Jason Molina's latest studio album is far from his earlier releases. As Magnolia Electric Co., Molina again shares his own blues, but he does it in a way that is relatively new (as of Trials and Errors) for him.
This album is rocking, and the addition of female vocalist Jennie Benford is welcome - her performance on "The Night Shift Lullaby" might be the best of "What Comes After the Blues."
"What Comes After the Blues" certainly isn't "Didn't it Rain" or "Axxess and Ace" or any of Molina's previous Songs: Ohia releases.

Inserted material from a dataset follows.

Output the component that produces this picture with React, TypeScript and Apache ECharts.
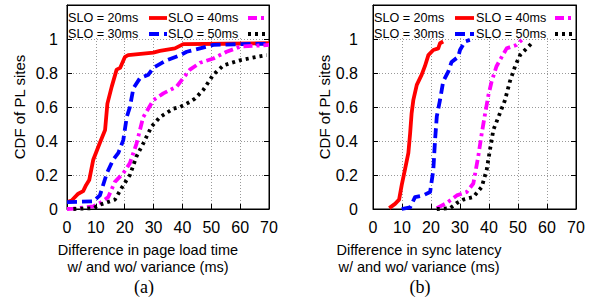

Essential for any Molina fan, or anyone who can appreciate contemporary rock.
Kickin' Alt-Country
This Ohia/Magnolia CD kicks it a bit more than usual without destroying the Molina angst. While I read some negative comments about the band moving toward a more 'entertaining' profile in this album, it's fun to rock out once in a while (breaks up the solo-guitar plaintiff tone.) I think you have to look at Molina/Ohia/Magnolia's entire body of work rather than (like the sight-challenged men and the elephant story) any single release.
One for the road
One thing that annoys me a bit about being a 30-something is how much great music I missed in the 60s and early 70s. Its not the same thing when someone tells you about as it is when you discover it for yourself. People told me about Tonight's the Night and Music From the Big Pink, but I discovered WCATB all by myself. I picked it up in a CD store and immediately dug the name, and the cover. The fantastic title was just the cherry on the cake. It was one of those CDs that just says: "I've been waiting for you". So when I took a listen to it and discovered that it was a) right up my dirty little street and b) recorded by Steve Albini, indie guitar god and now-famous producer, I just had to have it. WCATB is a real gem if you love 'folk rock' and hate that description in equal measure. I much prefer Cosmic American Music (with all due credit to Greil Marcus, who coined the phrase). If you are familiar with the likes of Mercury Rev's Deserter's Songs and Will Oldham's Viva Last Blues, you'd better step to this pronto. Based largely around Jason Molina's tremulous vocals, with perfectly measured dabs of electric guitar, bass, drums and - oh, yes - piano adding to the atmosphere, it is another instalment in the fantastic road trip that began with The Band The Band. Travelling along that great cosmic highway, it spends a night at the Motel Tonight's the Night to be sure, but all those Neil Young comparisons really miss the point. MEC are their own thing, and they have considerable greatness in them. The companion piece to this - Fading Trails - is also superb, but I have even higher hopes for the future. If they can just sustain this level of genius for 45 mins plus, they will have something that is equal in stature to anything that was produced in the halycon days of rock music. Ease on down the road indeed.